Charities: have you literally NO idea the hours that carers work?

OK, today I am – literally- incandescent. I could fuel a decent sized city with the power of my rage.

I have just been filling in a survey from a charity that represents carers. It wishes to establish the state of play in 2014.  And I was astonished when I came across the following question:Image

Er?

All work over 50 hours is lumped together?

This charity should know better than anyone else that many carers are quite literally working – or on call –every single hour in the week. And that adds up to 168 hours.

WHICH IS WELL OVER THREE TIMES AS MUCH AS 50 HOURS A WEEK.

Why is this charity not asking us for the total number of hours worked?

Don’t they want to know how many carers are really working an unsustainable workload?

Are they, perhaps,  staffed by people who have never been a 24/7 family carer and have no idea whatsoever of how unrelenting our lives are?  Is 50+ hours a huge workload to them?  Are they, maybe,  unaware of how many carers are working a truly unbelievable, health-shattering, inappropriate, deathdefying week?

Now, I count as ‘hours caring’ every hour that needs to be covered by someone else if I were knocked down by a bus – which in my case – and in the case of many many other carers, is every hour in every day in every week. Either directly caring or ‘on call.’

And ‘on call’ is no figleaf. At 3am I may well be lifting, carrying, resuscitating, making decisions of life and death. And have been doing so this entire millennium.

I am totally offended that my 168 hours a week should be  bracketed as 50+  by the organisation that purports to represent me  and my difficulties to government. This unsustainable level of work has deeply damaged my health and will shorten my life between 7 and 10 years.

If like me, you are caring at this level AND trying to earn at the same time you may literally be working  more hours in the week than there are. I reckon I work well over 200 hours every week, dropping what I do to deal with a crisis and then having MsF lying on a sofa by me while I carry on.  Yes, it  is no wonder I will die young. Probably while this charity is putting together yet another strategy paper.

Can I be the only one of the UK’s 1.4m fulltime carers in this position? Sadly not.

We are living in a country in which the population are sincerely concerned about  Minimum Wage, European Working Time Directive etc. Where the media makes a fuss about people having to work longer before they retire, or being ‘unpaid interns’.But that  concern stops dead  before it hits the cohort of family carers who are 1 in 10 of the population!

Yet at a recent agitation meeting where a daycare facility was closing, I was heart-wrenched by the piping anguish of a 94 year old woman. “If this closes, how on earth will I be able to care for my daughter?”

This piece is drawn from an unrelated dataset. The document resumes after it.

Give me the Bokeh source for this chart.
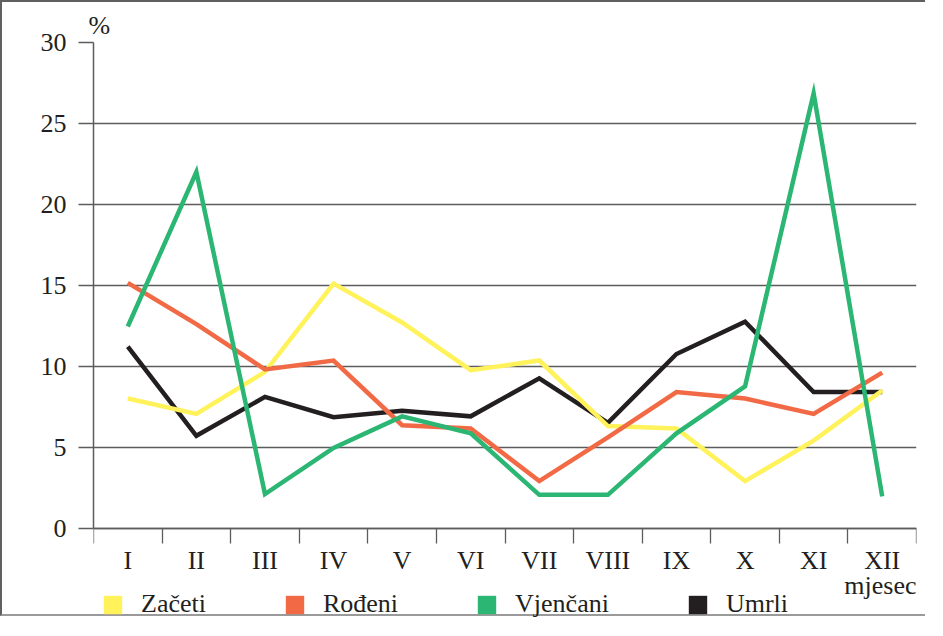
import numpy as np
from bokeh.plotting import figure
from bokeh.models import Range1d, FixedTicker, Label, Legend, LegendItem, LinearAxis
from bokeh.embed import file_html
from bokeh.resources import INLINE

months = ["I", "II", "III", "IV", "V", "VI", "VII", "VIII", "IX", "X", "XI", "XII"]
zaceti = [8.0, 7.05, 9.65, 15.1, 12.7, 9.75, 10.35, 6.3, 6.15, 2.9, 5.4, 8.5]
rodeni = [15.15, 12.6, 9.8, 10.35, 6.35, 6.15, 2.9, 5.6, 8.4, 8.0, 7.05, 9.6]
vjencani = [12.45, 22.0, 2.1, 4.95, 6.9, 5.85, 2.05, 2.05, 5.85, 8.75, 26.85, 1.95]
umrli = [11.2, 5.7, 8.1, 6.85, 7.25, 6.9, 9.25, 6.5, 10.75, 12.75, 8.4, 8.4]
y_ticks = [0, 5, 10, 15, 20, 25, 30]
series_names = ["Začeti", "Rođeni", "Vjenčani", "Umrli"]
colors = ["#FFF25A", "#F26A45", "#2BB673", "#231F20"]

FONT = "Liberation Serif"
GRAY = "#5c5c5c"
TXT = "#231F20"

x_centers = [i + 0.5 for i in range(len(months))]

# frame: 485.5 px for 0..30 -> extend below 0 so legend area lies inside the frame
px_per_unit = 485.5 / 30.0
frame_h = 576
y_start = 30 - frame_h / px_per_unit

p = figure(width=925, height=616, output_backend="svg", toolbar_location=None,
           x_range=Range1d(0, len(months)), y_range=Range1d(y_start, 30),
           x_axis_location=None,
           min_border_left=91, min_border_top=40, min_border_right=11, min_border_bottom=0,
           styles={"border-left": "2px solid #606060", "border-top": "2px solid #606060",
                   "border-bottom": "2px solid #9a9a9a"})
p.outline_line_color = None
p.background_fill_color = "white"
p.border_fill_color = "white"

p.title.text = "%"
p.title.align = "left"
p.title.offset = -5
p.title.standoff = 6
p.title.text_font = FONT
p.title.text_font_size = "26px"
p.title.text_font_style = "normal"
p.title.text_color = TXT

p.xgrid.visible = False
p.ygrid.ticker = FixedTicker(ticks=y_ticks)
p.ygrid.grid_line_color = GRAY
p.ygrid.grid_line_width = 1.3

# y axis
ya = p.yaxis[0]
ya.ticker = FixedTicker(ticks=y_ticks)
ya.bounds = (0, 30)
ya.major_tick_out = 15
ya.major_tick_in = 0
ya.minor_tick_line_color = None
ya.major_tick_line_color = GRAY
ya.major_tick_line_width = 1.3
ya.axis_line_color = GRAY
ya.axis_line_width = 1.5
ya.major_label_text_font = FONT
ya.major_label_text_font_size = "26px"
ya.major_label_text_color = TXT
ya.major_label_standoff = 12

# x axis, fixed at y = 0 inside the extended frame
xa = LinearAxis(fixed_location=0)
xa.ticker = FixedTicker(ticks=x_centers, minor_ticks=list(range(len(months) + 1)))
xa.major_label_overrides = {c: m for c, m in zip(x_centers, months)}
xa.major_tick_out = 0
xa.major_tick_in = 0
xa.major_tick_line_color = None
xa.minor_tick_out = 15
xa.minor_tick_in = 0
xa.minor_tick_line_color = GRAY
xa.minor_tick_line_width = 1.3
xa.axis_line_color = GRAY
xa.axis_line_width = 1.5
xa.major_label_text_font = FONT
xa.major_label_text_font_size = "26px"
xa.major_label_text_color = TXT
xa.major_label_standoff = 3
p.add_layout(xa, "below")

series = [zaceti, rodeni, vjencani, umrli]
draw_order = [3, 0, 1, 2]
for i in draw_order:
    p.line(x_centers, series[i], line_color=colors[i], line_width=4.5, line_join="miter")

# legend swatches: zero-size (invisible) quads used only as legend proxies
items = []
for name, col in zip(series_names, colors):
    r = p.quad(left=[0], right=[0], bottom=[0], top=[0], fill_color=col, line_color=None)
    items.append(LegendItem(label=name, renderers=[r]))

legend = Legend(items=items, orientation="horizontal", location=(8, -1),
                glyph_width=23, glyph_height=23, label_standoff=17, spacing=77,
                padding=0, margin=0, border_line_color=None, background_fill_alpha=0,
                label_text_font=FONT, label_text_font_size="26px", label_text_color=TXT)
p.add_layout(legend)

p.add_layout(Label(x=len(months), y=0, text="mjesec", text_align="right", y_offset=-57,
                   text_baseline="alphabetic", text_font=FONT, text_font_size="26px",
                   text_color=TXT))

open("out.html", "w").write(file_html(p, INLINE))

She had been caring for 74 years!

We family carers  don’t work 50+ hour weeks. We work lifetimes, and we need realistic support.

Surely any and every charity that represents us carers should be raising awareness of how much worse things are for us than for the generality of the population and actually getting out there and trying to make an actual difference?

I fear I will be accused of being unkind, unfair and even – blow me – ungrateful, but ponder this. If those that represent us have really lobbied effectively over the last decades,  how come the UK family carer is still working  these unsustainable hours unpaid round the clock with no hope of anything but a diminishing state handout, no occupational pension for the work they put in, and  every likelihood of an early death?

To all charities and organisations, I say: If you genuinely want to represent carers, you need to know what our real lives are like. And you need to be as angry about our situation as we are!

So far 227 carers who work 24/7 are signed up to the Carers VIrtual Strike. If you had to pay agency rates to replace just these few people for a year it would cost the state THIRTY MILLION POUNDS. Just saying.